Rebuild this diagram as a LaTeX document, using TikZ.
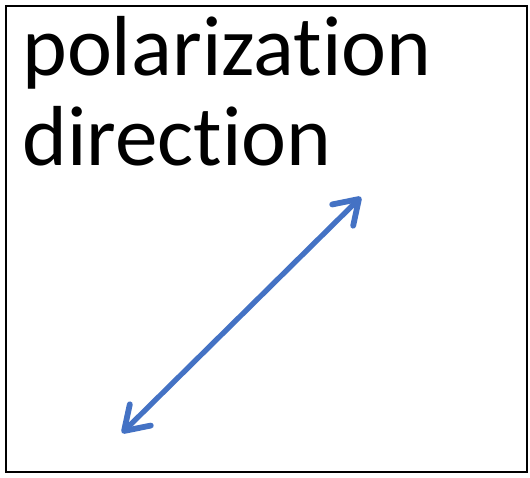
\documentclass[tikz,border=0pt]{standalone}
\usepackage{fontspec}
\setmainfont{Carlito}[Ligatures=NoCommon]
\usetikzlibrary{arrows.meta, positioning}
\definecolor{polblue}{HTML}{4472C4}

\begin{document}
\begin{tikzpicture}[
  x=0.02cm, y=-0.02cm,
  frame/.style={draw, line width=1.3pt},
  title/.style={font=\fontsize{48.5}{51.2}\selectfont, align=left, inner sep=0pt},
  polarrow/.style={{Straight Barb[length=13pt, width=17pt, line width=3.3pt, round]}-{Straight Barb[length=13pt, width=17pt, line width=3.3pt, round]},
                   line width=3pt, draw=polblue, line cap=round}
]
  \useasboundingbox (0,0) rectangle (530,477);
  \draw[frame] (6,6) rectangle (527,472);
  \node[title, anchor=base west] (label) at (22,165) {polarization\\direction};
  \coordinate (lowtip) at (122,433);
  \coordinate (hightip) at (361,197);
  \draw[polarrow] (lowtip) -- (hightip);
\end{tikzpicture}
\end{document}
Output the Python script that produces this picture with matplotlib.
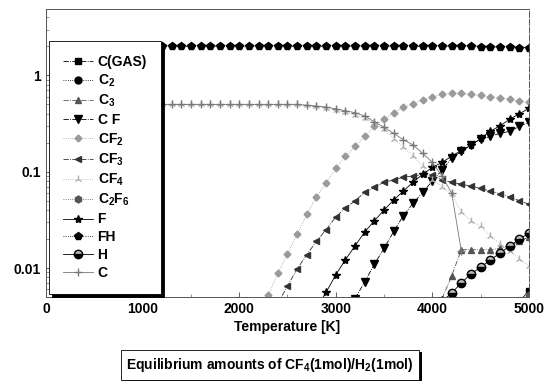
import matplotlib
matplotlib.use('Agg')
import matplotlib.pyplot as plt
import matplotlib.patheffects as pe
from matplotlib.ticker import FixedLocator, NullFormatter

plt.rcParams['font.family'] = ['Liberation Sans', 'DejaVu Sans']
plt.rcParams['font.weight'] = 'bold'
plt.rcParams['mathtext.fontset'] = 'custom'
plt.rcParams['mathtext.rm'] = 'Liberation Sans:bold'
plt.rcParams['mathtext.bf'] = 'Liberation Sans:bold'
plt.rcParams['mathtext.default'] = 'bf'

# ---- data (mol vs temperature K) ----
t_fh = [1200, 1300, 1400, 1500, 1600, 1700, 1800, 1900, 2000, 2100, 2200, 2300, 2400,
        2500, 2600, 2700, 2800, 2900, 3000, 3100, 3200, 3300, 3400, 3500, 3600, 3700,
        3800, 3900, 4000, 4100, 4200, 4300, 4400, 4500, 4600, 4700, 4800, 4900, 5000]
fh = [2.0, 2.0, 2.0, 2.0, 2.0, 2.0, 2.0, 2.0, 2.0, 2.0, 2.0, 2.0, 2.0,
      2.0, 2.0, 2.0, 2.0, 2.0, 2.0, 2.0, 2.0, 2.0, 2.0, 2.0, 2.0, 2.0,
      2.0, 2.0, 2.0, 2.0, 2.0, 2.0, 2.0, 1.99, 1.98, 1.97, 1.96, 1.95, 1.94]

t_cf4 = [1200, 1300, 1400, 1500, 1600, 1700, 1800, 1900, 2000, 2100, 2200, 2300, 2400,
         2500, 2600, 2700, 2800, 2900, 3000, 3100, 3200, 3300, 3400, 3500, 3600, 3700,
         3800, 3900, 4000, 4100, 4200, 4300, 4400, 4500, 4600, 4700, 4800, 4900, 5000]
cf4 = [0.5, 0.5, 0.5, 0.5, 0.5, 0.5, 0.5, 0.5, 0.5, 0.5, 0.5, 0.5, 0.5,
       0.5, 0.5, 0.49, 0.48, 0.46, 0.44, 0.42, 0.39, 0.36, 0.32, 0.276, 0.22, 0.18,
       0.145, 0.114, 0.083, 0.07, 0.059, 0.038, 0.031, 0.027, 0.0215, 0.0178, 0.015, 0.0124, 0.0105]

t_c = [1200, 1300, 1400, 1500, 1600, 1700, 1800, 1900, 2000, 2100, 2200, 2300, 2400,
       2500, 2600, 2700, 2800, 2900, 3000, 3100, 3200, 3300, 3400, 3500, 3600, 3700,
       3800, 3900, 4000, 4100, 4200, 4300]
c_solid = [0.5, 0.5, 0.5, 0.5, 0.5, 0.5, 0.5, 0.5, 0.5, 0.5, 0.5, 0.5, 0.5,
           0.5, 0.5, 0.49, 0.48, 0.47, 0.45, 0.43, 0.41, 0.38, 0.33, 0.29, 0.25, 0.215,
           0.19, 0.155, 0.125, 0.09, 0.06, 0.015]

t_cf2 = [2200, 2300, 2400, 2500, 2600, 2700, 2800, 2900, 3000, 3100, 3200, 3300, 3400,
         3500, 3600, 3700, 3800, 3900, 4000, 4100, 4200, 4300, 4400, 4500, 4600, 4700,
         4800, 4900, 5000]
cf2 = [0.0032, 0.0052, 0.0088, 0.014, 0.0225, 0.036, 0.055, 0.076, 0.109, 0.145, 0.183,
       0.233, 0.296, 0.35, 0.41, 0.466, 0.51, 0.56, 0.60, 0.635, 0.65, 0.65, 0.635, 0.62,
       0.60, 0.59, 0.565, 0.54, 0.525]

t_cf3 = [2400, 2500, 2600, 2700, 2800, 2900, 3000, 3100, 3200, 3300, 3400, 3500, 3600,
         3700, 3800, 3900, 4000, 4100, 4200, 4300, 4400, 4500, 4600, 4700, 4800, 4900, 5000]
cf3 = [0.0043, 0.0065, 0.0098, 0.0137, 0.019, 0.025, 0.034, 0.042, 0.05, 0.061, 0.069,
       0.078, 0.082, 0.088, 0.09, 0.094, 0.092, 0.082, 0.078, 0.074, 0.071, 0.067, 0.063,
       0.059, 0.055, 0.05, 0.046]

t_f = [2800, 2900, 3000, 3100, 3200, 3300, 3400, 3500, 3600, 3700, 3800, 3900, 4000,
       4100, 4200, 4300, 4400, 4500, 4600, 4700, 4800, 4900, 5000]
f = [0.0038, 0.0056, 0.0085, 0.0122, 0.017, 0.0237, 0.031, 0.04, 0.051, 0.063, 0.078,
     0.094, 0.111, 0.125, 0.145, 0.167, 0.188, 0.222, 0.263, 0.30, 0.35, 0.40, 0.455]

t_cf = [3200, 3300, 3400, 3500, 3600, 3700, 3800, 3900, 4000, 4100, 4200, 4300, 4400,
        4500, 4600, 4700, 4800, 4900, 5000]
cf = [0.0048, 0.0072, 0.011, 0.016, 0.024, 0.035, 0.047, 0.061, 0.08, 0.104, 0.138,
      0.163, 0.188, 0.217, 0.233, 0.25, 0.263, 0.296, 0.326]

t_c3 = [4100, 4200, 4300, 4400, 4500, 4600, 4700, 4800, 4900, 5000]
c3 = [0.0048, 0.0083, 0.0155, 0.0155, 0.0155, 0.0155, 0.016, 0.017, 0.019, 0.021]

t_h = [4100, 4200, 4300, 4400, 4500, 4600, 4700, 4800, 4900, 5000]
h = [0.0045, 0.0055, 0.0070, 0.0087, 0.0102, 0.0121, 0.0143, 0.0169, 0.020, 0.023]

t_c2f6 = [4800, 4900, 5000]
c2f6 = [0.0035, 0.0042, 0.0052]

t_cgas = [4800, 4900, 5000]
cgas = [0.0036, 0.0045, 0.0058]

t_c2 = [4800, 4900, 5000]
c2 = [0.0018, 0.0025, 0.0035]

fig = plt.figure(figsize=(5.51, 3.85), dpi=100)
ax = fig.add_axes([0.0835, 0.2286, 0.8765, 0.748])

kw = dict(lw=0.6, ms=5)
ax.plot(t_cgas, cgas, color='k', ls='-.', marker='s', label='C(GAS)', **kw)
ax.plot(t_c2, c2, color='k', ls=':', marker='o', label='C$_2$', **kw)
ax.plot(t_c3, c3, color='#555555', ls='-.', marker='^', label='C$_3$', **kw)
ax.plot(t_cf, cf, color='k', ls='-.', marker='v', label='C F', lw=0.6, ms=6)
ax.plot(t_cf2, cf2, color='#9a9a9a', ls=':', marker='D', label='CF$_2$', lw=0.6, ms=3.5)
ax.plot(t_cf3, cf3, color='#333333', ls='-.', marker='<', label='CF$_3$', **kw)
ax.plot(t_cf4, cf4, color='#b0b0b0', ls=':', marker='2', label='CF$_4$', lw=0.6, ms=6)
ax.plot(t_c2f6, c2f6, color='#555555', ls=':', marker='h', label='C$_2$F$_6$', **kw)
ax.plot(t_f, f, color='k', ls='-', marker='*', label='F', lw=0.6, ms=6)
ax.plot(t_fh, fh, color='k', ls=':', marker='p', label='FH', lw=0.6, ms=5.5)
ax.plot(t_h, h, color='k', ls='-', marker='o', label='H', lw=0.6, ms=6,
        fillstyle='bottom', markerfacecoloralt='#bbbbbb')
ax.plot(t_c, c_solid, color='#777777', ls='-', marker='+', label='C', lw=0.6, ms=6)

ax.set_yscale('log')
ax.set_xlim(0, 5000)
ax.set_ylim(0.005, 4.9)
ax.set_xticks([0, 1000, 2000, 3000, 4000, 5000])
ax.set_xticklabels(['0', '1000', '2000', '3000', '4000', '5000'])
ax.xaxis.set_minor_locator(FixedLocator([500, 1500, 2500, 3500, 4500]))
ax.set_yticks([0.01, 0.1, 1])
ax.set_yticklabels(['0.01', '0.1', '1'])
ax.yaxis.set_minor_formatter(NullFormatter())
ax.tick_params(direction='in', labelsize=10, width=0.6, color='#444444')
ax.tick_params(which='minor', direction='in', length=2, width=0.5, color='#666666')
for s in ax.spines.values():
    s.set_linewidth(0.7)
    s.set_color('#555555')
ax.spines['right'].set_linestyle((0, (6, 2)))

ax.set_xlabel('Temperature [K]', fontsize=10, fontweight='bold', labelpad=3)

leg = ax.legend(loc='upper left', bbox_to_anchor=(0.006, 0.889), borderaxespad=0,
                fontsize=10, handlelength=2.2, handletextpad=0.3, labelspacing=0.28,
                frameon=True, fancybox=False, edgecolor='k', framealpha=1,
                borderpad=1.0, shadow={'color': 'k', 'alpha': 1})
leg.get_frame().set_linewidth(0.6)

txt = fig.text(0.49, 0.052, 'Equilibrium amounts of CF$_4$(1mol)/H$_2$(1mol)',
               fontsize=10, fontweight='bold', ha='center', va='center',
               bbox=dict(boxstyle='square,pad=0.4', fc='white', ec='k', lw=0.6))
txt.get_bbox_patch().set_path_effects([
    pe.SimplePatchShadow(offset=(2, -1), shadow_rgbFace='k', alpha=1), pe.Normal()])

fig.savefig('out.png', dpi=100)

• • • •

**PROBLEM REQUIREMENTS**
The lines to reproduce run from the one above containing "Output the Python" through the one containing "plt.rcParams['mathtext.default'] = 'bf'". Copy them exactly and leave out all pictures.

**OUTPUT OF THE TASK**
Output the Python script that produces this picture with matplotlib.
import matplotlib
matplotlib.use('Agg')
import matplotlib.pyplot as plt
import matplotlib.patheffects as pe
from matplotlib.ticker import FixedLocator, NullFormatter

plt.rcParams['font.family'] = ['Liberation Sans', 'DejaVu Sans']
plt.rcParams['font.weight'] = 'bold'
plt.rcParams['mathtext.fontset'] = 'custom'
plt.rcParams['mathtext.rm'] = 'Liberation Sans:bold'
plt.rcParams['mathtext.bf'] = 'Liberation Sans:bold'
plt.rcParams['mathtext.default'] = 'bf'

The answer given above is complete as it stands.